Thursday, 4 August 2022

A Certain Hunger

Chelsea G. Summers

WHEN middle-aged food critic Dorothy Daniels is picked up by Casimir, a young and handsome hedge-fund trader, in a New York bar, she submits willingly to a night of pleasure. But what the wealthy trader, and son of a white Russian émigré, doesn’t yet know is that attractive, six-foot tall redhead Dorothy is not what she seems to be… and very soon Casimir will be dead with an ice pick in his neck.

Welcome to the delicious, delightful and disturbing star of US author Chelsea G. Summers’ truly original and extraordinary debut novel that will have your stomach rumbling one minute, and churning uncomfortably the next, as we meet one of crime fiction’s most exhilarating and most deadly psychopaths.

And if the antics of Hannibal Lecter were to your taste, then the voracious appetite of the inimitable, cannibalistic Dorothy –  whose speciality is eating ‘cuts’ from her victims, whether that’s sautéed with shallots and mushrooms or deglazed with a little red wine – then A Certain Hunger is guaranteed to be your perfect dish. 

Positively bubbling over with dark humour, a unique brand of satire, and the sauciest of leading ladies, Summers’ (pictured below) tale of murder most ‘fowl’ is truly a feast for the culinary senses, a flight of macabre fancy for the imagination, and a treat for all lovers of literary eloquence and elegance.

Because A Certain Hunger is a virtuoso performance of storytelling… a wickedly clever, tongue-in-cheek send-up of foodie culture, and the cult of serial killer fiction, played out in a mesmerising narrative voice that has all the lyricism and reflective power of the best poetic prose.

Food critic, 51-year-old Dorothy Daniels, adores her job and she knows she’s good at it. Discerning, meticulous, and very, very smart, Dorothy’s clear mastery of the culinary arts makes it likely that she could – on any given night – whip up a far more inspired dish than any one of the chefs she writes about.

From her idyllic farm-to-table childhood (home-grown tomatoes, thick slices of freshly baked bread) to the heights of her career as a food critic (white truffles washed down with Barolo straight from the bottle), Dorothy has never been shy about indulging her exquisite tastes.

And Dorothy loves sex just as much as she loves food, and while she has struggled to find a long-term partner who can keep up with her, she makes the best of her single life, frequently travelling from her home town of Manhattan to Italy for a taste of both. But there is something

about Dorothy that’s different from everyone else, and having suppressed it long enough, she has started to embrace what makes her uniquely and terrifyingly herself… she literally loves to eat her men.

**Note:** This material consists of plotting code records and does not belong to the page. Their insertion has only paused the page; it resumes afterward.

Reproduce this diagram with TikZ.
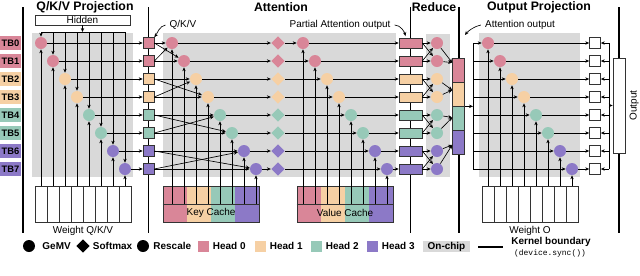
\documentclass[tikz,border=0pt]{standalone}
\usepackage{fontspec}
\setmainfont{Liberation Sans}
\setmonofont{Liberation Mono}
\usetikzlibrary{arrows.meta,calc,positioning,shapes.geometric}
\definecolor{hc0}{RGB}{217,134,152}
\definecolor{hc1}{RGB}{246,208,164}
\definecolor{hc2}{RGB}{151,201,184}
\definecolor{hc3}{RGB}{140,121,199}
\definecolor{chipgray}{RGB}{217,217,217}
\begin{document}
\begin{tikzpicture}[x=0.3mm,y=-0.3mm,line width=0.55pt,>={Stealth[length=3.4pt,width=2.9pt]},
    font=\fontsize{8.5}{10}\selectfont,
    ttl/.style={font=\fontsize{10.5}{12}\selectfont\bfseries},
    lgd/.style={font=\fontsize{8.5}{10}\selectfont\bfseries,inner sep=1pt},
    tbtag/.style={font=\fontsize{8}{9}\selectfont\bfseries,minimum width=6.3mm,minimum height=4.2mm,inner sep=0pt},
    op/.style={circle,minimum size=3.6mm,inner sep=0pt},
    smx/.style={diamond,minimum size=4.1mm,inner sep=0pt},
    sq/.style={draw=black!80,minimum size=3.3mm,inner sep=0pt},
    part/.style={draw=black!80,minimum width=6.9mm,minimum height=3mm,inner sep=0pt},
    blk/.style={draw=black!80,minimum width=28.8mm,minimum height=10.8mm,inner sep=0pt},
    kb/.style={line width=1.7pt}]
\useasboundingbox (0,0) rectangle (640,275);
% on-chip regions
\fill[chipgray] (32,33) rectangle (133,177);
\fill[chipgray] (163,33) rectangle (396,177);
\fill[chipgray] (426,34) rectangle (450,177);
\fill[chipgray] (479,33) rectangle (580,177);
% kernel boundaries
\foreach \x in {23,148.5,410.5,458.5,619} \draw[kb] (\x,7) -- (\x,233);
% titles and labels
\node[ttl] (tqkv) at (85,7) {Q/K/V Projection};
\node[ttl] (tatt) at (281,7) {Attention};
\node[ttl] (tred) at (434,7) {Reduce};
\node[ttl] (tout) at (539,7) {Output Projection};
\node (lqkv) at (183,25) {Q/K/V};
\node (lpart) at (340,25) {Partial Attention output};
\node (lao) at (520,25) {Attention output};
\node[draw=black!80,minimum width=28.5mm,minimum height=3mm,inner sep=0pt] (hid) at (82.5,20) {Hidden};
\coordinate (hbus) at (82.5,32);
% weights and caches
\node[blk] (wqkv) at (83,204) {};
\foreach \j in {1,...,7} \draw[black!80] (35+12*\j,186) -- (35+12*\j,222);
\node[below=0pt of wqkv] (wqkvl) {Weight Q/K/V};
\foreach \k in {0,...,3} \fill[hc\k] (163+24*\k,186) rectangle (187+24*\k,222);
\node[blk] (kcache) at (211,204) {};
\draw[black!80] (kcache.west) -- (kcache.east);
\node (kcachel) at ($(kcache.center)!.5!(kcache.south)$) {Key Cache};
\foreach \k in {0,...,3} \fill[hc\k] (297+24*\k,186) rectangle (321+24*\k,222);
\node[blk] (vcache) at (345,204) {};
\draw[black!80] (vcache.west) -- (vcache.east);
\node (vcachel) at ($(vcache.center)!.5!(vcache.south)$) {Value Cache};
\node[blk] (wo) at (530,204) {};
\foreach \j in {1,...,7} \draw[black!80] (482+12*\j,186) -- (482+12*\j,222);
\node[below=0pt of wo] (wol) {Weight O};
% thread blocks
\foreach \i in {0,...,7}{
  \pgfmathtruncatemacro\h{\i/2}
  \pgfmathsetmacro\y{43+18*\i}
  \node[tbtag,fill=hc\h] (tb\i) at (10.5,\y) {TB\i};
  \node[op,fill=hc\h] (pq\i) at (41+12*\i,\y) {};
  \node[sq,fill=hc\h] (qkv\i) at (148.5,\y) {};
  \node[op,fill=hc\h] (ak\i) at (172+12*\i,\y) {};
  \node[smx,fill=hc\h] (sm\i) at (278,\y) {};
  \node[op,fill=hc\h] (av\i) at (303+12*\i,\y) {};
  \node[part,fill=hc\h] (pa\i) at (410.5,\y) {};
  \node[op,fill=hc\h] (rd\i) at (437,\y) {};
  \node[op,fill=hc\h] (po\i) at (488+12*\i,\y) {};
  \node[sq,fill=white] (os\i) at (595,\y) {};
}
\foreach \k in {0,...,3}
  \node[draw=black!80,fill=hc\k,minimum width=3.6mm,minimum height=7.2mm,inner sep=0pt] (seg\k) at (458.5,70+24*\k) {};
\node[draw=black!80,fill=white,minimum width=3.6mm,minimum height=28.5mm,inner sep=0pt] (obox) at (619,105.5) {};
\node[rotate=90,anchor=north,inner sep=3.5pt] (loutt) at (obox.east) {Output};
\coordinate (obus) at (473,43);
\coordinate (rbus) at (609,43);
\coordinate (aotip) at (465,35);
% connectors
\draw[->] (hid) -- (hbus);
\draw (pq0 |- hbus) -- (pq7 |- hbus);
\draw (obus) -- (obus |- po7);
\draw (rbus) -- (rbus |- os7);
\foreach \i in {0,...,7}{
  \draw[->] (pq\i |- hbus) -- (pq\i);
  \draw[->] (pq\i |- wqkv.north) -- (pq\i);
  \draw[->] (pq\i) -- (qkv\i);
  \draw[->] (qkv\i) -- (ak\i);
  \draw[->] (ak\i |- kcache.center) -- (ak\i);
  \draw[->] (ak\i) -- (sm\i);
  \draw[->] (sm\i) -- (av\i);
  \draw[->] (av\i |- vcache.center) -- (av\i);
  \draw[->] (av\i) -- (pa\i);
  \draw[->] (pa\i) -- (rd\i);
  \draw[->] (po\i -| obus) -- (po\i);
  \draw[->] (po\i |- wo.north) -- (po\i);
  \draw[->] (po\i) -- (os\i);
  \draw[->] (os\i -| rbus) -- (os\i);
}
\foreach \k in {0,...,3}{
  \pgfmathtruncatemacro\a{2*\k}
  \pgfmathtruncatemacro\b{2*\k+1}
  \pgfmathsetmacro\f{0.2+0.14*\k}
  \coordinate (in\k) at ($(seg\k.north west)!\f!(seg\k.south west)$);
  \draw[->] (qkv\a.east) -- (ak\b);
  \draw[->] (qkv\b.east) -- (ak\a);
  \draw[->] (pa\a.east) -- (rd\b);
  \draw[->] (pa\b.east) -- (rd\a);
  \draw[->] (rd\a) -- (in\k);
  \draw[->] (rd\b) -- (in\k);
}
\draw[->] (seg1.south east) -- (seg1.south east -| obus);
\draw[->] (obox.west -| rbus) -- (obox.west);
\draw[->] (lqkv.west) .. controls +(-6,1) and +(3,-4) .. (qkv0.north east);
\draw[->] (lpart.east) .. controls +(6,0) and +(-1,-4) .. ([xshift=-1.5mm,yshift=0.5mm]pa0.north);
\draw[->] (lao.west) .. controls +(-6,1) and +(3,-4) .. (aotip);
% legend
\node[op,fill=black] (lgemv) at (29,246) {};
\node[lgd,right=1.7mm of lgemv] (lgemvt) {GeMV};
\node[smx,fill=black] (lsmx) at (83,246) {};
\node[lgd,right=0.4mm of lsmx] (lsmxt) {Softmax};
\node[op,fill=black] (lres) at (143,246) {};
\node[lgd,right=0.8mm of lres] (lrest) {Rescale};
\foreach \k/\x in {0/203,1/260,2/316,3/372}{
  \node[minimum size=3.3mm,inner sep=0pt,fill=hc\k] (lh\k) at (\x,246) {};
  \node[lgd,right=0.8mm of lh\k] (lht\k) {Head \k};
}
\node[lgd,fill=chipgray,minimum width=14.1mm,minimum height=3.3mm] (lchip) at (446.5,246.5) {On-chip};
\draw[kb] (478,247) -- (503,247);
\node[lgd] (lkb) at (551,242) {Kernel boundary};
\node[font=\fontsize{6.8}{8}\selectfont\ttfamily,inner sep=1pt] (lsync) at (550,253.5) {(device.sync())};
\end{tikzpicture}
\end{document}
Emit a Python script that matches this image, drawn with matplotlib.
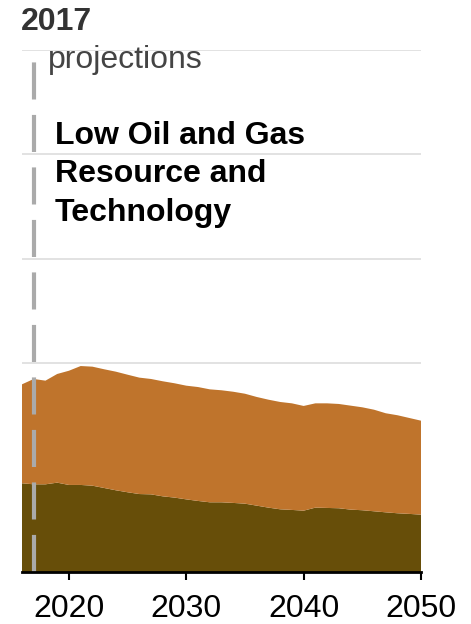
import numpy as np
import matplotlib
matplotlib.use("Agg")
import matplotlib.pyplot as plt

plt.rcParams['font.family'] = ['Liberation Sans', 'DejaVu Sans']

# values (arbitrary units, gridline spacing = 1)
years = list(range(2016, 2051))
lower = [0.849, 0.839, 0.839, 0.855, 0.833, 0.833, 0.826, 0.804, 0.782, 0.763,
         0.746, 0.743, 0.724, 0.712, 0.695, 0.680, 0.667, 0.667, 0.661, 0.654,
         0.635, 0.616, 0.600, 0.594, 0.587, 0.616, 0.613, 0.610, 0.597, 0.591,
         0.581, 0.571, 0.562, 0.556, 0.549]
total = [1.796, 1.847, 1.831, 1.895, 1.926, 1.971, 1.965, 1.940, 1.917, 1.888,
         1.860, 1.847, 1.825, 1.806, 1.783, 1.770, 1.748, 1.739, 1.725, 1.706,
         1.675, 1.649, 1.627, 1.614, 1.589, 1.614, 1.614, 1.608, 1.592, 1.576,
         1.553, 1.519, 1.500, 1.474, 1.448]
upper = [t - l for t, l in zip(total, lower)]
xticks = [2020, 2030, 2040, 2050]
gridlines = [1, 2, 3, 4, 5]
proj_year = 2017

W, H = 471, 624
fig = plt.figure(figsize=(W / 100, H / 100), dpi=100)
ax = fig.add_axes([22 / W, (H - 572) / H, (421 - 22) / W, (572 - 49.5) / H])

for g in gridlines:
    ax.axhline(g, color='#dddddd', lw=1.2, zorder=0)

ax.stackplot(years, lower, upper, colors=['#674e09', '#bf742c'], lw=0, zorder=1)

# projection divider
ax.plot([proj_year, proj_year], [0, 5], color='#aaaaaa', lw=3,
        ls=(0, (8.9, 3.7)), zorder=3, solid_capstyle='butt')

ax.set_xlim(2016, 2050)
ax.set_ylim(0, 5)
for s in ['left', 'right', 'top']:
    ax.spines[s].set_visible(False)
ax.spines['bottom'].set_linewidth(2)
ax.spines['bottom'].set_zorder(4)
ax.set_yticks([])
ax.set_xticks(xticks)
ax.set_xticklabels([str(x) for x in xticks])
ax.tick_params(axis='x', length=6, width=1.5, labelsize=23, pad=10, colors='black')

fig.text(21 / W, 1 - 30 / H, '2017', fontsize=23, fontweight='bold', color='#333333')
fig.text(48 / W, 1 - 68 / H, 'projections', fontsize=23, color='#444444')
title_lines = ['Low Oil and Gas', 'Resource and', 'Technology']
for i, t in enumerate(title_lines):
    fig.text(55 / W, 1 - (144 + 38.5 * i) / H, t, fontsize=23, fontweight='bold',
             color='black')

fig.savefig('out.png', dpi=100)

Her modus operandi has always been to build years of intimacy with her victims, time spent enjoying shared experiences and making ‘memory palaces,’ but when she meets Casimir in a Manhattan hotel bar, she gets careless and in her ‘middle-aged madness… my last great gasp before I sloughed off into menopause,’ Dorothy succumbs to a spontaneous night of passion. It’s a decision that will end in Casimir’s brutal death by ice pick stabbing in a house on remote Bird Island some weeks later, and Dorothy finally finding herself incarcerated in Bedford Hills Correctional Facility for her serial killings and more than ready to recount her life story… showing the world what happens when a woman finally embraces her superiority.

Summers teases, pleases, chills and thrills us with this gruesome but glorious journey through the formative – and then killing – years of the unforgettable, insatiable Dorothy as she feeds into the desires of her victims, gorges on their weaknesses and, ultimately, devours the parts of their bodies that can be transformed into the daintiest of dishes. And what the author achieves is not some tasteless procession of gore – albeit gourmet gore – as the men are chopped and chomped, but an entertaining, earthy, camp and visceral feminist twist on the traditional male serial killer trope.

At the heart, almost literally, of it all is Dorothy, a crazy, man-eating anti-hero whose descriptions of her slaughters unfold in language more suited to literary fiction than the musings of a killer with an unquenchable appetite for both sex and murder. With a procession of brilliantly conceived foodie metaphors to relish, a fine line in gallows humour for fans of satire to savour, and some truly grotesque moments to share with a woman who proudly declares herself as a psychopath, this is an insanely assured and riotously funny debut, and one that readers will surely dine out on for years to come!